A: Higher sulfur content reduces weldability by forming iron sulfide in the weld metal, leading to hot cracking. Lower sulfur grades (e.g., ≤0.02%) are preferred for welding applications. Specific welding procedures and preheating may mitigate the effects of higher sulfur content, but careful control is crucial.
Q: How does the manufacturing process (seamless vs. welded) affect the pipe’s hydrostatic test pressure?
A: Generally, seamless pipe exhibits higher hydrostatic test pressures due to the absence of a weld seam, eliminating a potential weakness. Welded pipe undergoes stringent NDT to ensure weld integrity, but the inherent potential for defects typically results in a slightly lower allowable test pressure.
Q: What are the common causes of galvanic corrosion in pipelines?
A: Galvanic corrosion occurs when dissimilar metals are in electrical contact in the presence of an electrolyte (soil, water). Connecting steel pipe to a more noble metal (e.g., copper) will cause the steel to corrode preferentially. Insulating the dissimilar metals or using sacrificial anodes can prevent galvanic corrosion.
Q: What is the significance of Charpy V-notch impact testing at low temperatures?
A: Charpy V-notch impact testing assesses the pipe's ductility and resistance to brittle fracture at low temperatures. This is critical for applications in cold climates or for transporting cryogenic fluids, where brittle fracture is a significant concern. Lower impact values indicate a higher susceptibility to brittle failure.

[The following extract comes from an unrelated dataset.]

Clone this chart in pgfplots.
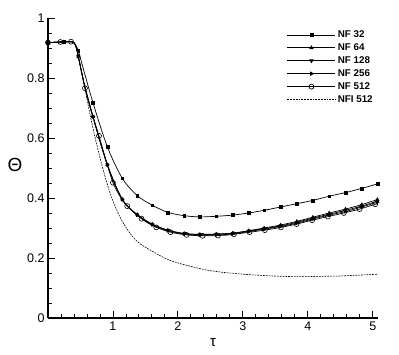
\documentclass[border=0pt]{standalone}
\usepackage{fontspec}
\setmainfont{Liberation Sans}
\usepackage{pgfplots}
\pgfplotsset{compat=1.18}
\usetikzlibrary{plotmarks}

\begin{document}
\begin{tikzpicture}
\begin{axis}[
    scale only axis,
    width=330pt, height=300pt,
    at={(0,0)}, anchor=south west,
    xmin=0, xmax=5.08, ymin=0, ymax=1,
    axis x line=bottom, axis y line=left,
    axis line style={-, line width=1.4pt},
    xtick={0,1,2,3,4,5}, xticklabels={,1,2,3,4,5},
    ytick={0,0.2,0.4,0.6,0.8,1}, yticklabels={0,0.2,0.4,0.6,0.8,1},
    minor x tick num=4, minor y tick num=3,
    tick align=inside,
    major tick length=7pt, minor tick length=4pt,
    tick style={line width=0.9pt, black},
    tick label style={font=\fontsize{12.5}{14}\selectfont},
    legend style={at={(rel axis cs:0.724,0.965)}, anchor=north west,
        draw=none, fill=none, font=\fontsize{9.8}{10}\selectfont\bfseries,
        row sep=0.6pt, inner sep=0pt},
    legend cell align=left,
    legend image code/.code={\draw[mark repeat=2,mark phase=2]
        plot coordinates {(0pt,0pt) (24pt,0pt) (48pt,0pt)};},
]

% --- lines ---
% NF 32
\addplot[black, line width=0.7pt, smooth, forget plot] coordinates {
 (0,0.918) (0.236,0.92) (0.38,0.921) (0.415,0.914) (0.466,0.891) (0.55,0.826)
 (0.692,0.718) (0.913,0.571) (1.143,0.466) (1.374,0.408) (1.605,0.376) (1.846,0.352)
 (2.097,0.341) (2.338,0.337) (2.589,0.339) (2.842,0.343) (3.088,0.35) (3.328,0.359)
 (3.58,0.37) (3.83,0.381) (4.077,0.392) (4.328,0.406) (4.58,0.418) (4.83,0.432) (5.07,0.447)};
% NF 64
\addplot[black, line width=0.7pt, smooth, forget plot] coordinates {
 (0,0.918) (0.236,0.92) (0.38,0.920) (0.43,0.905) (0.466,0.872) (0.55,0.787)
 (0.692,0.671) (0.913,0.511) (1.143,0.396) (1.374,0.345) (1.605,0.313) (1.846,0.293)
 (2.097,0.282) (2.338,0.279) (2.589,0.280) (2.842,0.283) (3.088,0.291) (3.328,0.300)
 (3.58,0.310) (3.83,0.322) (4.077,0.336) (4.328,0.350) (4.58,0.363) (4.83,0.378) (5.07,0.395)};
% NF 128
\addplot[black, line width=0.7pt, smooth, forget plot] coordinates {
 (0,0.918) (0.236,0.92) (0.38,0.920) (0.43,0.905) (0.466,0.872) (0.55,0.787)
 (0.692,0.671) (0.913,0.511) (1.143,0.395) (1.374,0.344) (1.605,0.312) (1.846,0.292)
 (2.097,0.281) (2.338,0.278) (2.589,0.279) (2.842,0.282) (3.088,0.290) (3.328,0.298)
 (3.58,0.307) (3.83,0.319) (4.077,0.333) (4.328,0.346) (4.58,0.359) (4.83,0.373) (5.07,0.390)};
% NF 256
\addplot[black, line width=0.7pt, smooth, forget plot] coordinates {
 (0,0.918) (0.236,0.92) (0.38,0.920) (0.43,0.905) (0.466,0.872) (0.55,0.787)
 (0.692,0.671) (0.913,0.511) (1.143,0.395) (1.374,0.343) (1.605,0.311) (1.846,0.291)
 (2.097,0.280) (2.338,0.276) (2.589,0.277) (2.842,0.280) (3.088,0.288) (3.328,0.296)
 (3.58,0.305) (3.83,0.316) (4.077,0.330) (4.328,0.343) (4.58,0.355) (4.83,0.370) (5.07,0.386)};
% NF 512
\addplot[black, line width=0.7pt, smooth, forget plot] coordinates {
 (0,0.918) (0.19,0.92) (0.354,0.921) (0.40,0.918) (0.43,0.905) (0.47,0.868) (0.52,0.818)
 (0.569,0.766) (0.66,0.693) (0.785,0.607) (0.9,0.52) (1.0,0.451) (1.11,0.405) (1.22,0.373)
 (1.33,0.35) (1.44,0.331) (1.55,0.315) (1.667,0.302) (1.78,0.293) (1.887,0.286) (2.0,0.281)
 (2.133,0.277) (2.26,0.275) (2.38,0.274) (2.5,0.274) (2.615,0.275) (2.74,0.276) (2.862,0.279)
 (3.0,0.283) (3.103,0.286) (3.338,0.293) (3.585,0.302) (3.826,0.313) (4.066,0.326)
 (4.308,0.338) (4.554,0.35) (4.795,0.363) (5.036,0.379) (5.08,0.382)};
% NFI 512
\addplot[black, line width=0.6pt, dash pattern=on 1.8pt off 1pt, smooth, forget plot] coordinates {
 (0,0.918) (0.2,0.92) (0.38,0.920) (0.42,0.91) (0.45,0.89) (0.5,0.84) (0.55,0.785)
 (0.6,0.73) (0.65,0.675) (0.7,0.625) (0.75,0.578) (0.8,0.535) (0.85,0.493) (0.9,0.455)
 (0.95,0.42) (1.0,0.39) (1.1,0.34) (1.2,0.302) (1.3,0.272) (1.4,0.25) (1.57,0.227)
 (1.75,0.205) (1.93,0.188) (2.2,0.172) (2.44,0.16) (2.7,0.152) (2.95,0.147) (3.2,0.143)
 (3.47,0.14) (3.75,0.138) (3.98,0.138) (4.25,0.139) (4.49,0.14) (4.8,0.143) (5.08,0.146)};

% --- marks ---
\addplot[only marks, mark=square*, mark size=1.4pt, black, forget plot] coordinates {
 (0,0.918) (0.236,0.92) (0.466,0.891) (0.692,0.718) (0.913,0.571) (1.143,0.466)
 (1.374,0.408) (1.605,0.376) (1.846,0.352) (2.097,0.341) (2.338,0.337) (2.589,0.339)
 (2.842,0.343) (3.088,0.35) (3.328,0.359) (3.58,0.37) (3.83,0.381) (4.077,0.392)
 (4.328,0.406) (4.58,0.418) (4.83,0.432) (5.07,0.447)};
\addplot[only marks, mark=triangle*, mark size=1.9pt, black, forget plot] coordinates {
 (0,0.918) (0.236,0.92) (0.466,0.872) (0.692,0.671) (0.913,0.511) (1.143,0.396)
 (1.374,0.345) (1.605,0.313) (1.846,0.293) (2.097,0.282) (2.338,0.279) (2.589,0.280)
 (2.842,0.283) (3.088,0.291) (3.328,0.300) (3.58,0.310) (3.83,0.322) (4.077,0.336)
 (4.328,0.350) (4.58,0.363) (4.83,0.378) (5.07,0.395)};
\addplot[only marks, mark=triangle*, mark options={rotate=180}, mark size=1.9pt, black, forget plot] coordinates {
 (0,0.918) (0.236,0.92) (0.466,0.872) (0.692,0.671) (0.913,0.511) (1.143,0.395)
 (1.374,0.344) (1.605,0.312) (1.846,0.292) (2.097,0.281) (2.338,0.278) (2.589,0.279)
 (2.842,0.282) (3.088,0.290) (3.328,0.298) (3.58,0.307) (3.83,0.319) (4.077,0.333)
 (4.328,0.346) (4.58,0.359) (4.83,0.373) (5.07,0.390)};
\addplot[only marks, mark=triangle*, mark options={rotate=-90}, mark size=1.9pt, black, forget plot] coordinates {
 (0,0.918) (0.236,0.92) (0.466,0.872) (0.692,0.671) (0.913,0.511) (1.143,0.395)
 (1.374,0.343) (1.605,0.311) (1.846,0.291) (2.097,0.280) (2.338,0.276) (2.589,0.277)
 (2.842,0.280) (3.088,0.288) (3.328,0.296) (3.58,0.305) (3.83,0.316) (4.077,0.330)
 (4.328,0.343) (4.58,0.355) (4.83,0.370) (5.07,0.386)};
\addplot[only marks, mark=o, mark size=2.5pt, black, line width=0.6pt, forget plot] coordinates {
 (0,0.918) (0.19,0.92) (0.354,0.921) (0.569,0.766) (0.785,0.607) (1.0,0.451) (1.22,0.373)
 (1.44,0.331) (1.667,0.302) (1.887,0.286) (2.133,0.277) (2.38,0.274) (2.615,0.275)
 (2.862,0.279) (3.103,0.286) (3.338,0.293) (3.585,0.302) (3.826,0.313) (4.066,0.326)
 (4.308,0.338) (4.554,0.35) (4.795,0.363) (5.036,0.379)};

% --- legend ---
\addlegendimage{black, line width=0.7pt, mark=square*, mark size=1.4pt}
\addlegendentry{NF 32}
\addlegendimage{black, line width=0.7pt, mark=triangle*, mark size=1.9pt}
\addlegendentry{NF 64}
\addlegendimage{black, line width=0.7pt, mark=triangle*, mark options={rotate=180}, mark size=1.9pt}
\addlegendentry{NF 128}
\addlegendimage{black, line width=0.7pt, mark=triangle*, mark options={rotate=-90}, mark size=1.9pt}
\addlegendentry{NF 256}
\addlegendimage{black, line width=0.7pt, mark=o, mark size=2.5pt}
\addlegendentry{NF 512}
\addlegendimage{black, line width=0.6pt, dash pattern=on 1.8pt off 1pt}
\addlegendentry{NFI 512}
\end{axis}
% axis labels, placed beside the axis box (axis box spans 330pt x 300pt from the origin)
\node[font=\fontsize{19}{21}\selectfont] at (-33pt,153pt) {Θ};
\node[font=\fontsize{15}{17}\selectfont] at (165pt,-25pt) {τ};
\pgfresetboundingbox
\path (-48pt,-37pt) rectangle (351pt,318pt);
\end{tikzpicture}
\end{document}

Q: What considerations are necessary when specifying coating systems for buried 4-inch steel pipe?
A: Coating selection must consider the soil resistivity, pH, presence of chlorides, and mechanical stresses. Multi-layer systems (e.g., epoxy primer + polyethylene coating) provide enhanced corrosion protection. Proper surface preparation (blasting to a specific profile) is essential for coating adhesion. Damage during installation must be minimized, and holiday detection performed to identify and repair coating defects.
Conclusion
4-inch steel pipe remains a critical infrastructural element due to its robust mechanical properties and cost-effectiveness. The selection process, however, necessitates a deep understanding of material science, manufacturing techniques, and performance characteristics. Factors such as operating pressure, temperature, fluid compatibility, and environmental conditions must be rigorously evaluated to ensure long-term reliability and safety.
Future advancements will likely focus on developing high-strength, corrosion-resistant alloys and innovative coating technologies to extend the service life of steel pipelines. The integration of smart sensors for real-time monitoring of pipe condition – detecting corrosion, leaks, and stress – will also enhance preventative maintenance and optimize operational efficiency. Adhering to established industry standards and employing robust quality control measures are paramount for mitigating risks and maximizing the return on investment.